2. Circular Reference Problem and Mark-and-Sweep
Scenario:

class Node:  
    def __init__(self):  
        self.parent = None  
        self.child = None  

a = Node()  
b = Node()  
a.child = b  # a references b  
b.parent = a  # b references a, forming a circular reference  
del a, b      # Reference count remains 1, cannot be collected  

Mark-and-Sweep Mechanism:

  1. Marking Phase: Starting from root objects (e.g., global variables, variables in the call stack), traverse all reachable objects and mark them as "alive."
  2. Sweeping Phase: Collect all unmarked objects (i.e., unreachable objects).
  • This process pauses the entire program (Stop-The-World) and occurs at a low frequency.

3. Generational Collection Optimizes Efficiency
Principle: Objects are divided into three generations (generation 0, 1, 2) based on their lifetime, with new objects placed in generation 0.

  • Young Generation (Generation 0): Frequently checked; surviving objects are promoted to the next generation.
  • Old Generation (Generations 1 and 2): Checked less frequently because objects that have survived for a long time are more likely to continue surviving.

Threshold Trigger:

  • When the number of allocated objects minus the number of freed objects exceeds a threshold, collection for the corresponding generation is triggered.
  • Thresholds can be viewed with gc.get_threshold() and adjusted with gc.set_threshold().
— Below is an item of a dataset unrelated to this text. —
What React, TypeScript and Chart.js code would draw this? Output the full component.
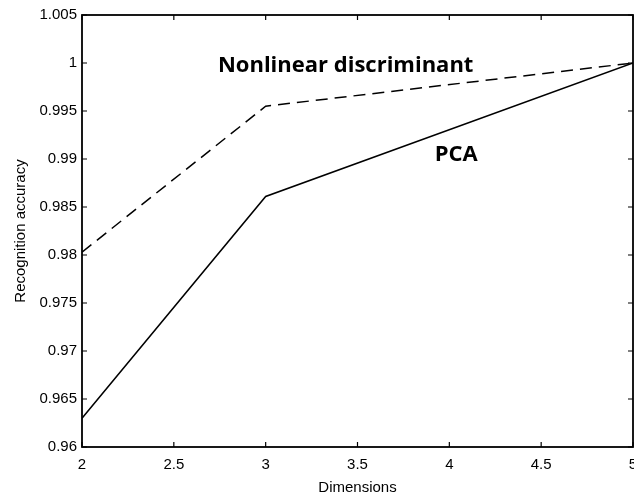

4. Practical Application and Debugging Techniques
Avoiding Memory Leaks:

  • Timely break circular references (e.g., using weakref weak references).
  • Avoid global variables holding large data for extended periods.

Debugging Tools:

import gc  
gc.set_debug(gc.DEBUG_LEAK)  # Print collection information  
gc.collect()                 # Manually trigger full generational collection  

Summary:
Python's garbage collection is a hybrid mechanism primarily based on reference counting, supplemented by mark-and-sweep and generational collection. Understanding its principles helps in writing efficient and safe code, especially when dealing with complex data structures where vigilance against circular references is required.